The flaw in the Gazette's thinking is that they are dismissing comprehensive tax reform because Republicans like state Sen. Jeff Essmann don't have it ready yet. They should have been pushing both parties for such reform all along. If local governments need more money, the state should provide them with more of the income tax windfall rather than spend it on new state projects. This can tide them over until we can come up with a better way of doing taxes in this state. Our guess is that Essmann's plan will be better for Billings than any isolated "resort" sales tax -- which Billings will almost certainly vote down anyway.
Ed Kemmick's City Lights: This piece on the Westboro "Baptist Church" gives information about this group of loonies (or worse) that Montana Headlines had never encountered in (admittedly casual and superficial) scanning of articles that mention them. We learn that nearly all of the group is made up one extended family, that the founder is a disbarred lawyer, and that 10 of his 13 sons are lawyers. Kemmick, who was courageous enough to wade into their website, makes this observation:
I'm still not sure what the Westboro Baptist Church really is. Insanely misguided religious extremists? Maybe, but if anybody can find a shred of genuine religious sentiment on their Web site, let me know.
He goes on to wonder out loud if they are in the business of getting assaulted so they can sue for damages. A not unreasonable speculation.
Montana Headlines has wondered who these folks are, but hasn't been interested enough to research them so far. One thing is certain: if one were to design a group with the goal of making evangelical Christians look bad to both the left and the right (virulent language about gays for the one, disrupting funerals of fallen soldiers for the other), one would be hard-pressed to come up with a more tailor-made group than the Westboro picketers. We've often wondered if they were agents-provocateurs of some sort, since nothing in the farthest reaches of the Baptist religion would produce this. But this new idea -- "follow the money" -- makes the most sense of all, so far.
Stress on Montana National Guard: There's a nice piece in today's Missoulian about the changing role of the Guard in Montana and other states. It is true, as the article says, that a primary role of the Guard is to assist the state in disasters, but actually its primary purpose should be to defend the state against enemies -- foreign and domestic.
As such, there is some value to having the Guard rotate through "real-world" deployments, since there is no substitute for that kind of experience. Still, Montana Headlines does not care for the growing trend of treating the National Guard as just Army or Air Force Reserves under another name.
There is a difference, and anything that pulls the Guard too far away from their primary mission, which is protecting Montana, is not a good thing. We don't think anyone could dispute that this is increasingly what has been happening.
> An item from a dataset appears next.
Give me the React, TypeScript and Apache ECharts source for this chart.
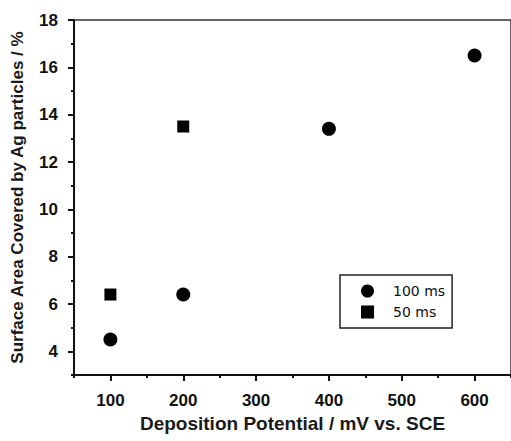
import React, { useEffect, useRef } from "react";
import * as echarts from "echarts";

const potentials100 = [100, 200, 400, 600];
const coverage100 = [4.5, 6.4, 13.4, 16.5];
const potentials50 = [100, 200];
const coverage50 = [6.4, 13.5];

const xMajorTicks = [100, 200, 300, 400, 500, 600];
const xMinorTicks = [50, 150, 250, 350, 450, 550, 650];
const yMajorTicks = [4, 6, 8, 10, 12, 14, 16, 18];
const yMinorTicks = [3, 5, 7, 9, 11, 13, 15, 17];

const seriesNames = ["100 ms", "50 ms"];

export default function App() {
  const ref = useRef<HTMLDivElement>(null);
  useEffect(() => {
    if (!ref.current) return;
    const chart = echarts.init(ref.current, null, { renderer: "svg" });
    const axisFont = "Liberation Sans, Arial, sans-serif";
    const tickLabel = {
      fontFamily: axisFont,
      fontSize: 17,
      fontWeight: "bold" as const,
      color: "#111",
    };
    chart.setOption({
      animation: false,
      backgroundColor: "#fff",
      grid: {
        left: 74,
        top: 20,
        width: 441,
        height: 355,
        show: true,
        borderColor: "#333",
        borderWidth: 1.5,
        backgroundColor: "transparent",
      },
      legend: {
        left: 340,
        top: 275,
        orient: "vertical",
        borderColor: "#222",
        borderWidth: 1.5,
        borderRadius: 0,
        padding: [9, 7, 9, 21],
        itemGap: 7,
        itemWidth: 13,
        itemHeight: 13,
        data: [
          { name: seriesNames[0], icon: "circle", itemStyle: { opacity: 1 } },
          { name: seriesNames[1], icon: "rect", itemStyle: { opacity: 1 } },
        ],
        textStyle: {
          fontFamily: "DejaVu Sans",
          fontSize: 14,
          color: "#111",
          padding: [0, 0, 0, 14],
        },
      },
      xAxis: [
        {
          type: "value",
          min: 50,
          max: 650,
          position: "bottom",
          name: "Deposition Potential / mV vs. SCE",
          nameLocation: "middle",
          nameGap: 39,
          nameTextStyle: {
            fontFamily: axisFont,
            fontSize: 19,
            fontWeight: "bold",
            color: "#1a1a1a",
          },
          axisLine: { show: true, onZero: false, lineStyle: { color: "#111", width: 2 } },
          axisTick: {
            show: true,
            length: 6,
            lineStyle: { color: "#111", width: 2 },
            customValues: xMajorTicks,
          },
          axisLabel: { ...tickLabel, margin: 17, customValues: xMajorTicks },
          splitLine: { show: false },
        },
        {
          type: "value",
          min: 50,
          max: 650,
          position: "bottom",
          axisLine: { show: false, onZero: false },
          axisTick: {
            show: true,
            length: 3,
            lineStyle: { color: "#111", width: 2 },
            customValues: xMinorTicks,
          },
          axisLabel: { show: false },
          splitLine: { show: false },
        },
      ],
      yAxis: [
        {
          type: "value",
          min: 3,
          max: 18,
          position: "left",
          name: "Surface Area Covered by Ag particles / %",
          nameLocation: "middle",
          nameGap: 48,
          nameTextStyle: {
            fontFamily: axisFont,
            fontSize: 17,
            fontWeight: "bold",
            color: "#1a1a1a",
          },
          axisLine: { show: true, onZero: false, lineStyle: { color: "#111", width: 2 } },
          axisTick: {
            show: true,
            length: 6,
            lineStyle: { color: "#111", width: 2 },
            customValues: yMajorTicks,
          },
          axisLabel: { ...tickLabel, margin: 16, customValues: yMajorTicks },
          splitLine: { show: false },
        },
        {
          type: "value",
          min: 3,
          max: 18,
          position: "left",
          axisLine: { show: false, onZero: false },
          axisTick: {
            show: true,
            length: 3,
            lineStyle: { color: "#111", width: 2 },
            customValues: yMinorTicks,
          },
          axisLabel: { show: false },
          splitLine: { show: false },
        },
      ],
      series: [
        {
          name: seriesNames[0],
          type: "scatter",
          symbol: "circle",
          symbolSize: 14,
          itemStyle: { color: "#000", opacity: 1 },
          data: potentials100.map((x, i) => [x, coverage100[i]]),
        },
        {
          name: seriesNames[1],
          type: "scatter",
          symbol: "rect",
          symbolSize: 12,
          itemStyle: { color: "#000", opacity: 1 },
          data: potentials50.map((x, i) => [x, coverage50[i]]),
        },
      ],
    });
    return () => chart.dispose();
  }, []);
  return (
    <div
      ref={ref}
      style={{ position: "absolute", left: 0, top: 0, width: 511, height: 441 }}
    />
  );
}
No, we're not going to pick on the Gazette this time.
A law allowing police officers to stop a car solely because it contains an unrestrained child was voted down in the Montana House. We understand that most newsrooms are disproportionately populated by advocates of the nanny state, but can anyone tell us what they were thinking at the Great Falls Tribune when they gave this title to the AP article about this vote?:
"House kicks teeth out of Montana's child-restraint law"
Yes, that's exactly what the House (with votes that crossed party lines in both directions) had in their hearts when they voted this bill down. "Let's go kick in some teeth!"